> **What the exercise asks**: Write out the data below in full. Keep it exact.

> **Information supplied**:
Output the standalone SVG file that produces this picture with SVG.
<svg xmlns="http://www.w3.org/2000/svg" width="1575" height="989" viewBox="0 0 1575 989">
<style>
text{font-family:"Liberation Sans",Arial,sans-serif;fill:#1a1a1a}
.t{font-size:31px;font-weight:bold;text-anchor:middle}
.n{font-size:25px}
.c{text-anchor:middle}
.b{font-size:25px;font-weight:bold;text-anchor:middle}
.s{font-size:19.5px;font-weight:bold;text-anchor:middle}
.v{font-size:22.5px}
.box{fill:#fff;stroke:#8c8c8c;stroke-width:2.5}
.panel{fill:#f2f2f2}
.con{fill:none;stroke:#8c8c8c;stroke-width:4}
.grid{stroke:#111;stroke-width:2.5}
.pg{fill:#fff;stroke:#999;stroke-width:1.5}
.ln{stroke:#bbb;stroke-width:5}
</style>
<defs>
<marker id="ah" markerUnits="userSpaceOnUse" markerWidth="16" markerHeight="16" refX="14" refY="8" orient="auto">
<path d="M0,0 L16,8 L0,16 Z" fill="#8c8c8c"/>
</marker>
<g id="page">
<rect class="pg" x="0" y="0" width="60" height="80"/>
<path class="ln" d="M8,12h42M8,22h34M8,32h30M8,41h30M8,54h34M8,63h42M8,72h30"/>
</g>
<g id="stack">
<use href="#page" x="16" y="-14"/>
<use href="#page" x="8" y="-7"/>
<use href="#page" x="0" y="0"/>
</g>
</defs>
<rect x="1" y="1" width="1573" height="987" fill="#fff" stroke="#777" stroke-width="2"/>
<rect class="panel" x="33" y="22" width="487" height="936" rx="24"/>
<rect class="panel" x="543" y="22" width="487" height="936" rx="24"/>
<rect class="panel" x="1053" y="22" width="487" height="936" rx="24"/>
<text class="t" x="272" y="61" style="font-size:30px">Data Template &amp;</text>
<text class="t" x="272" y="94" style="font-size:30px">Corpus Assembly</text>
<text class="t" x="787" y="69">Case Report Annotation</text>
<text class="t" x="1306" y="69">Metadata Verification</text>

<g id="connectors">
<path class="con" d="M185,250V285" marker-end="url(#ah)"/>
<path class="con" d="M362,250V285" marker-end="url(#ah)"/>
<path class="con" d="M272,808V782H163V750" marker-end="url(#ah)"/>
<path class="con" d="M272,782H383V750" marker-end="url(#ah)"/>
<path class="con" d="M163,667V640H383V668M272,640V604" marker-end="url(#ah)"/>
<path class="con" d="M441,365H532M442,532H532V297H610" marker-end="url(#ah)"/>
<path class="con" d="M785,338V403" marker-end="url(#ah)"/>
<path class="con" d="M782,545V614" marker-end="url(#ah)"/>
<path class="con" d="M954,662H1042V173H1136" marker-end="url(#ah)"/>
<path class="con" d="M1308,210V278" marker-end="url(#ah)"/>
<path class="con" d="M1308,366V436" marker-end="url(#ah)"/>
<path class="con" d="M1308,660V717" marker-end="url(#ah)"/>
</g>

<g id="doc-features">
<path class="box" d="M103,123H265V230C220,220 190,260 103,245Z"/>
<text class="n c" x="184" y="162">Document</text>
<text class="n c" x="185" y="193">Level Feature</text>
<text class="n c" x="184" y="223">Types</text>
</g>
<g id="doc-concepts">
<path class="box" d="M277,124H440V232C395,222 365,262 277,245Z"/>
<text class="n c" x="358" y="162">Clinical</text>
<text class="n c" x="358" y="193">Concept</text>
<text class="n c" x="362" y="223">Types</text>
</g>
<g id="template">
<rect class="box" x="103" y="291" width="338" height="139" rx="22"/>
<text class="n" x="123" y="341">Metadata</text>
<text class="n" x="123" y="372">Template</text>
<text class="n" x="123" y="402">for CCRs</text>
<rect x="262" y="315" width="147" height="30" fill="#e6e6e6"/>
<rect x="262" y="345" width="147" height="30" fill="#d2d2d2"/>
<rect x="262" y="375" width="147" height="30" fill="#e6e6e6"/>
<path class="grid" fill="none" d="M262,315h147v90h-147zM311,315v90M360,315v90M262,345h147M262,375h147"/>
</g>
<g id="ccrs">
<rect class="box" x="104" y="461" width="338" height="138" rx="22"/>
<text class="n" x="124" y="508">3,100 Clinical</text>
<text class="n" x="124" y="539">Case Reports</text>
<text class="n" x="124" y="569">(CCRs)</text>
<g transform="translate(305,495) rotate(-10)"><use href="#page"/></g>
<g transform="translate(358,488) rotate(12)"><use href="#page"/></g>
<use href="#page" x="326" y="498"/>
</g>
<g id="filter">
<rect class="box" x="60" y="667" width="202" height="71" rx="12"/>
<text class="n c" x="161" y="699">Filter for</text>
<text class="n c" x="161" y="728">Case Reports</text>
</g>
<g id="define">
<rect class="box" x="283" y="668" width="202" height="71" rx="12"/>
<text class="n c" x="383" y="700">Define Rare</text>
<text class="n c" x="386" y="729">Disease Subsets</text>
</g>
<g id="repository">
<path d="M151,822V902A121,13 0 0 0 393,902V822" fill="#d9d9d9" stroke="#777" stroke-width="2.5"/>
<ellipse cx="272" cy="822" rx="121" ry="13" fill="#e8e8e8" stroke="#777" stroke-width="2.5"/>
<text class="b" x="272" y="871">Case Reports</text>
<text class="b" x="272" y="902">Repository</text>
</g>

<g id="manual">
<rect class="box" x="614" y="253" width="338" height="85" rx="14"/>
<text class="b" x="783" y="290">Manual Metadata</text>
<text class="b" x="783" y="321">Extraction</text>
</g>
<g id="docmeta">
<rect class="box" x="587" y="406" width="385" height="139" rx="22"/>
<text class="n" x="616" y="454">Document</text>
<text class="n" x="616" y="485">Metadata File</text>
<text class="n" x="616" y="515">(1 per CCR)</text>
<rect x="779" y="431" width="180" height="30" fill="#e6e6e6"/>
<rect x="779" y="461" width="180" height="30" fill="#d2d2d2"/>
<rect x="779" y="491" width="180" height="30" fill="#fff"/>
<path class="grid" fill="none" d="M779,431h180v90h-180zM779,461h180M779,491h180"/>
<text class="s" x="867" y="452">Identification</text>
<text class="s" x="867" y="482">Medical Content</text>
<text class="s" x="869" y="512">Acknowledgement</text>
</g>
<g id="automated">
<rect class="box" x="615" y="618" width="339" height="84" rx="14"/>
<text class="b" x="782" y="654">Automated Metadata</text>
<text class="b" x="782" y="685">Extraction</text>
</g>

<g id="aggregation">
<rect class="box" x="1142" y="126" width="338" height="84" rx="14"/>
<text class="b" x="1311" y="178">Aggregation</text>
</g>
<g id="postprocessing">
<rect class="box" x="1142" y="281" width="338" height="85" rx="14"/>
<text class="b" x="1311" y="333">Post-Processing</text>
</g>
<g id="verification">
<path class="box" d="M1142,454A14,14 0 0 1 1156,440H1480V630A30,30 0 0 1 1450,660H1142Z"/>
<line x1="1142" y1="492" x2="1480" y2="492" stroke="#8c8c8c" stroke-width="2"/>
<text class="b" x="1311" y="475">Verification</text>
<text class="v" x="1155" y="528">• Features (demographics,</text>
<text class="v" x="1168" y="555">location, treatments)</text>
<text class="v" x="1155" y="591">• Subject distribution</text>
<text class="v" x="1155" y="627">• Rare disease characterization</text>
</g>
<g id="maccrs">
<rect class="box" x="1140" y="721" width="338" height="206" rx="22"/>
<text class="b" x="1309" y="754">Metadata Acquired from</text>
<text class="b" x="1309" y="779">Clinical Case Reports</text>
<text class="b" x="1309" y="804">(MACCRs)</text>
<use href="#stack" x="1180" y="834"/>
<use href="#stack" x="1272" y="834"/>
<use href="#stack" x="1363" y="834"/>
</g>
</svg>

> **Written answer**:
Output the standalone SVG file that produces this picture with SVG.
<svg xmlns="http://www.w3.org/2000/svg" width="1575" height="989" viewBox="0 0 1575 989">
<style>
text{font-family:"Liberation Sans",Arial,sans-serif;fill:#1a1a1a}
.t{font-size:31px;font-weight:bold;text-anchor:middle}
.n{font-size:25px}
.c{text-anchor:middle}
.b{font-size:25px;font-weight:bold;text-anchor:middle}
.s{font-size:19.5px;font-weight:bold;text-anchor:middle}
.v{font-size:22.5px}
.box{fill:#fff;stroke:#8c8c8c;stroke-width:2.5}
.panel{fill:#f2f2f2}
.con{fill:none;stroke:#8c8c8c;stroke-width:4}
.grid{stroke:#111;stroke-width:2.5}
.pg{fill:#fff;stroke:#999;stroke-width:1.5}
.ln{stroke:#bbb;stroke-width:5}
</style>
<defs>
<marker id="ah" markerUnits="userSpaceOnUse" markerWidth="16" markerHeight="16" refX="14" refY="8" orient="auto">
<path d="M0,0 L16,8 L0,16 Z" fill="#8c8c8c"/>
</marker>
<g id="page">
<rect class="pg" x="0" y="0" width="60" height="80"/>
<path class="ln" d="M8,12h42M8,22h34M8,32h30M8,41h30M8,54h34M8,63h42M8,72h30"/>
</g>
<g id="stack">
<use href="#page" x="16" y="-14"/>
<use href="#page" x="8" y="-7"/>
<use href="#page" x="0" y="0"/>
</g>
</defs>
<rect x="1" y="1" width="1573" height="987" fill="#fff" stroke="#777" stroke-width="2"/>
<rect class="panel" x="33" y="22" width="487" height="936" rx="24"/>
<rect class="panel" x="543" y="22" width="487" height="936" rx="24"/>
<rect class="panel" x="1053" y="22" width="487" height="936" rx="24"/>
<text class="t" x="272" y="61" style="font-size:30px">Data Template &amp;</text>
<text class="t" x="272" y="94" style="font-size:30px">Corpus Assembly</text>
<text class="t" x="787" y="69">Case Report Annotation</text>
<text class="t" x="1306" y="69">Metadata Verification</text>

<g id="connectors">
<path class="con" d="M185,250V285" marker-end="url(#ah)"/>
<path class="con" d="M362,250V285" marker-end="url(#ah)"/>
<path class="con" d="M272,808V782H163V750" marker-end="url(#ah)"/>
<path class="con" d="M272,782H383V750" marker-end="url(#ah)"/>
<path class="con" d="M163,667V640H383V668M272,640V604" marker-end="url(#ah)"/>
<path class="con" d="M441,365H532M442,532H532V297H610" marker-end="url(#ah)"/>
<path class="con" d="M785,338V403" marker-end="url(#ah)"/>
<path class="con" d="M782,545V614" marker-end="url(#ah)"/>
<path class="con" d="M954,662H1042V173H1136" marker-end="url(#ah)"/>
<path class="con" d="M1308,210V278" marker-end="url(#ah)"/>
<path class="con" d="M1308,366V436" marker-end="url(#ah)"/>
<path class="con" d="M1308,660V717" marker-end="url(#ah)"/>
</g>

<g id="doc-features">
<path class="box" d="M103,123H265V230C220,220 190,260 103,245Z"/>
<text class="n c" x="184" y="162">Document</text>
<text class="n c" x="185" y="193">Level Feature</text>
<text class="n c" x="184" y="223">Types</text>
</g>
<g id="doc-concepts">
<path class="box" d="M277,124H440V232C395,222 365,262 277,245Z"/>
<text class="n c" x="358" y="162">Clinical</text>
<text class="n c" x="358" y="193">Concept</text>
<text class="n c" x="362" y="223">Types</text>
</g>
<g id="template">
<rect class="box" x="103" y="291" width="338" height="139" rx="22"/>
<text class="n" x="123" y="341">Metadata</text>
<text class="n" x="123" y="372">Template</text>
<text class="n" x="123" y="402">for CCRs</text>
<rect x="262" y="315" width="147" height="30" fill="#e6e6e6"/>
<rect x="262" y="345" width="147" height="30" fill="#d2d2d2"/>
<rect x="262" y="375" width="147" height="30" fill="#e6e6e6"/>
<path class="grid" fill="none" d="M262,315h147v90h-147zM311,315v90M360,315v90M262,345h147M262,375h147"/>
</g>
<g id="ccrs">
<rect class="box" x="104" y="461" width="338" height="138" rx="22"/>
<text class="n" x="124" y="508">3,100 Clinical</text>
<text class="n" x="124" y="539">Case Reports</text>
<text class="n" x="124" y="569">(CCRs)</text>
<g transform="translate(305,495) rotate(-10)"><use href="#page"/></g>
<g transform="translate(358,488) rotate(12)"><use href="#page"/></g>
<use href="#page" x="326" y="498"/>
</g>
<g id="filter">
<rect class="box" x="60" y="667" width="202" height="71" rx="12"/>
<text class="n c" x="161" y="699">Filter for</text>
<text class="n c" x="161" y="728">Case Reports</text>
</g>
<g id="define">
<rect class="box" x="283" y="668" width="202" height="71" rx="12"/>
<text class="n c" x="383" y="700">Define Rare</text>
<text class="n c" x="386" y="729">Disease Subsets</text>
</g>
<g id="repository">
<path d="M151,822V902A121,13 0 0 0 393,902V822" fill="#d9d9d9" stroke="#777" stroke-width="2.5"/>
<ellipse cx="272" cy="822" rx="121" ry="13" fill="#e8e8e8" stroke="#777" stroke-width="2.5"/>
<text class="b" x="272" y="871">Case Reports</text>
<text class="b" x="272" y="902">Repository</text>
</g>

<g id="manual">
<rect class="box" x="614" y="253" width="338" height="85" rx="14"/>
<text class="b" x="783" y="290">Manual Metadata</text>
<text class="b" x="783" y="321">Extraction</text>
</g>
<g id="docmeta">
<rect class="box" x="587" y="406" width="385" height="139" rx="22"/>
<text class="n" x="616" y="454">Document</text>
<text class="n" x="616" y="485">Metadata File</text>
<text class="n" x="616" y="515">(1 per CCR)</text>
<rect x="779" y="431" width="180" height="30" fill="#e6e6e6"/>
<rect x="779" y="461" width="180" height="30" fill="#d2d2d2"/>
<rect x="779" y="491" width="180" height="30" fill="#fff"/>
<path class="grid" fill="none" d="M779,431h180v90h-180zM779,461h180M779,491h180"/>
<text class="s" x="867" y="452">Identification</text>
<text class="s" x="867" y="482">Medical Content</text>
<text class="s" x="869" y="512">Acknowledgement</text>
</g>
<g id="automated">
<rect class="box" x="615" y="618" width="339" height="84" rx="14"/>
<text class="b" x="782" y="654">Automated Metadata</text>
<text class="b" x="782" y="685">Extraction</text>
</g>

<g id="aggregation">
<rect class="box" x="1142" y="126" width="338" height="84" rx="14"/>
<text class="b" x="1311" y="178">Aggregation</text>
</g>
<g id="postprocessing">
<rect class="box" x="1142" y="281" width="338" height="85" rx="14"/>
<text class="b" x="1311" y="333">Post-Processing</text>
</g>
<g id="verification">
<path class="box" d="M1142,454A14,14 0 0 1 1156,440H1480V630A30,30 0 0 1 1450,660H1142Z"/>
<line x1="1142" y1="492" x2="1480" y2="492" stroke="#8c8c8c" stroke-width="2"/>
<text class="b" x="1311" y="475">Verification</text>
<text class="v" x="1155" y="528">• Features (demographics,</text>
<text class="v" x="1168" y="555">location, treatments)</text>
<text class="v" x="1155" y="591">• Subject distribution</text>
<text class="v" x="1155" y="627">• Rare disease characterization</text>
</g>
<g id="maccrs">
<rect class="box" x="1140" y="721" width="338" height="206" rx="22"/>
<text class="b" x="1309" y="754">Metadata Acquired from</text>
<text class="b" x="1309" y="779">Clinical Case Reports</text>
<text class="b" x="1309" y="804">(MACCRs)</text>
<use href="#stack" x="1180" y="834"/>
<use href="#stack" x="1272" y="834"/>
<use href="#stack" x="1363" y="834"/>
</g>
</svg>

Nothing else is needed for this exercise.